**WRITTEN EXERCISE**. Nothing outside the range from the line with "Write a Python" to the line with "from matplotlib.patches import Rectangle" belongs in the copy, and no pictures do either; repeat that range exactly.

**DATA FOR PROCESSING**.
[start]
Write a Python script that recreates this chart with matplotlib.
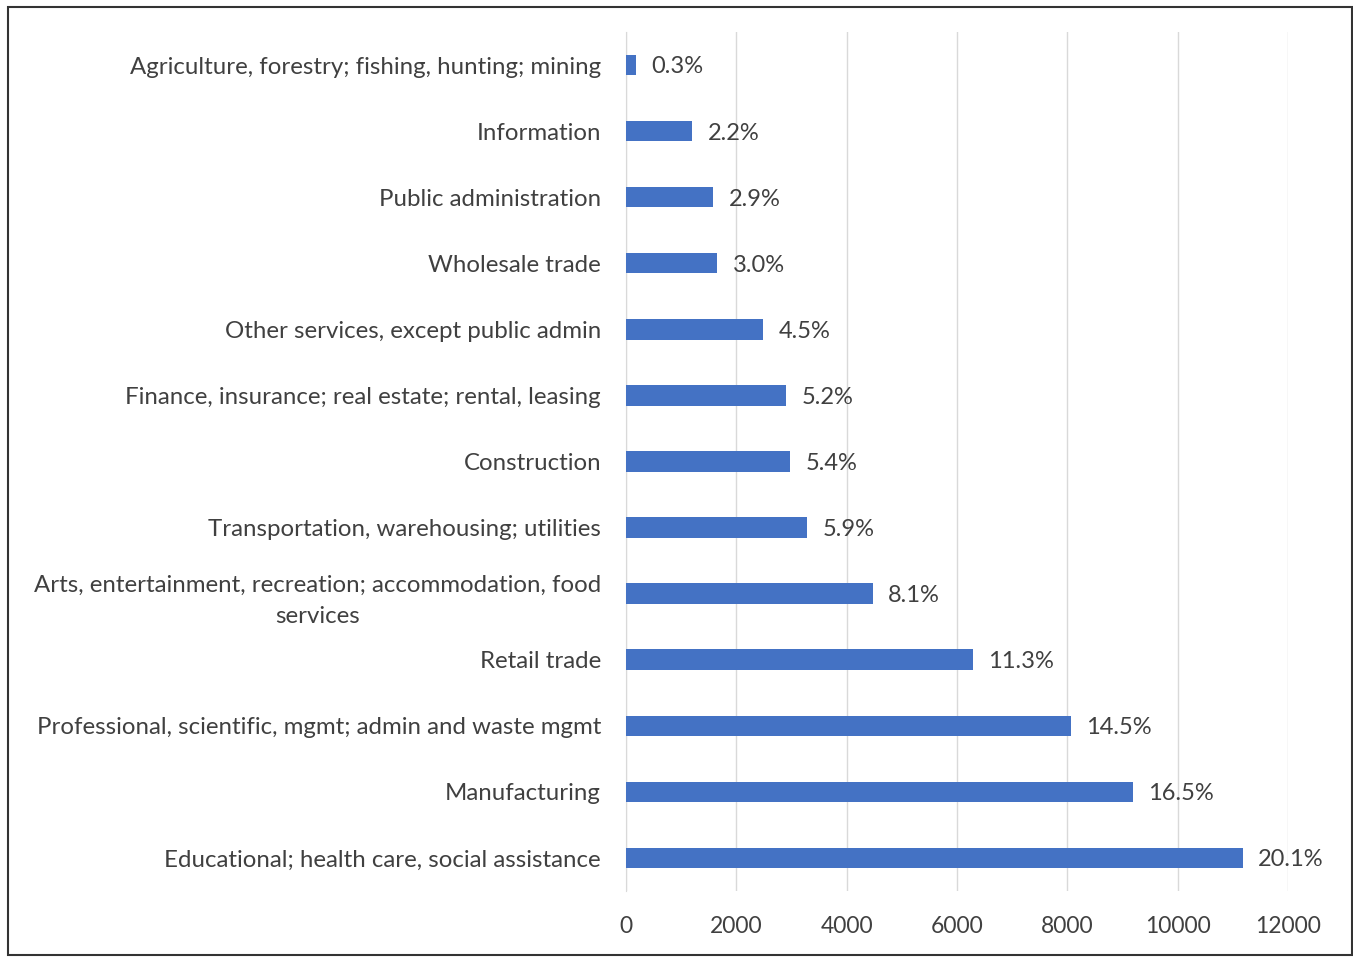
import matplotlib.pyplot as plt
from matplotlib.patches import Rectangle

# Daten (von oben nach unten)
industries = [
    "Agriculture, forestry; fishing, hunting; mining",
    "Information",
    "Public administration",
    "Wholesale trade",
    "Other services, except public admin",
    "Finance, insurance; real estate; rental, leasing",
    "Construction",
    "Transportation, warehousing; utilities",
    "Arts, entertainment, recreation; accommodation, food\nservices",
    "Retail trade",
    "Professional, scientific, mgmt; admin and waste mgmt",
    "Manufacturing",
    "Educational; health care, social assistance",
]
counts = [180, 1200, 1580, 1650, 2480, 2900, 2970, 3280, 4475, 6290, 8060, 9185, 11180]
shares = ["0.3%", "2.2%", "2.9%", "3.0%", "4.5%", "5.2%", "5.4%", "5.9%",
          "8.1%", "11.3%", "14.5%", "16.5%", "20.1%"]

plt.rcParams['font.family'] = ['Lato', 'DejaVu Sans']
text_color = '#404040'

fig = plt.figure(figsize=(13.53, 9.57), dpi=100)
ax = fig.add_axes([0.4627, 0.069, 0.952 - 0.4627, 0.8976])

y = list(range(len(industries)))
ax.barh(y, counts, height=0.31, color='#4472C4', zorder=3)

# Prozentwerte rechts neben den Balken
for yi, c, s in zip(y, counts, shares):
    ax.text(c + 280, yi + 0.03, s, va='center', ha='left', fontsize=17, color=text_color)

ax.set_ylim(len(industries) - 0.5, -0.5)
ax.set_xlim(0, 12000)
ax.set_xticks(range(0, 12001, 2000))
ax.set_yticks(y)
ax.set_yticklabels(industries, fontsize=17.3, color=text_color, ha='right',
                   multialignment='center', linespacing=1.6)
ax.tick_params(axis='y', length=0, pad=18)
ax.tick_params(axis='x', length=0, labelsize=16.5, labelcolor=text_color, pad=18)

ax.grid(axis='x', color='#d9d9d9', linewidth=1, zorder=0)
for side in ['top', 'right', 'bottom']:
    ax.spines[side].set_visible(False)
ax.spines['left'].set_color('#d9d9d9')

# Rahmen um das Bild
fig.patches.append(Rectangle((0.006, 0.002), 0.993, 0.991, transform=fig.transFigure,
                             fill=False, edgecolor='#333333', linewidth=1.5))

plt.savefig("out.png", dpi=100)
[end]
[start]
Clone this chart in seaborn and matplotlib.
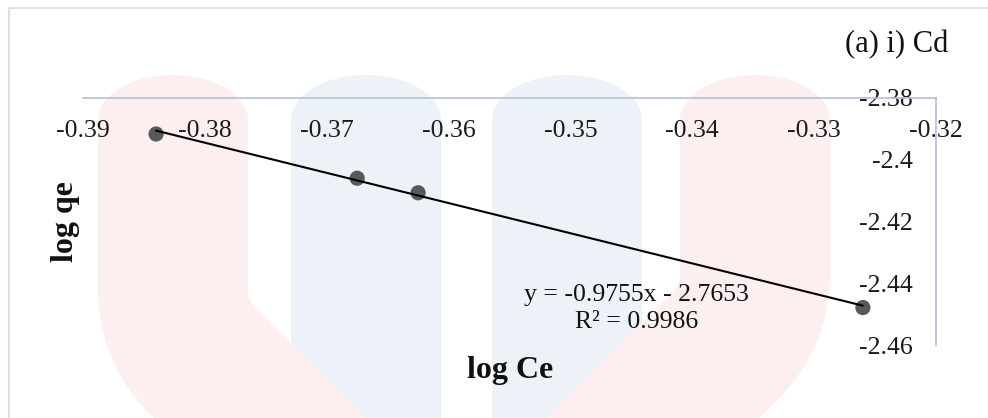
[end]
**SOLVED PROBLEM**.
Write a Python script that recreates this chart with matplotlib.
import matplotlib.pyplot as plt
from matplotlib.patches import Rectangle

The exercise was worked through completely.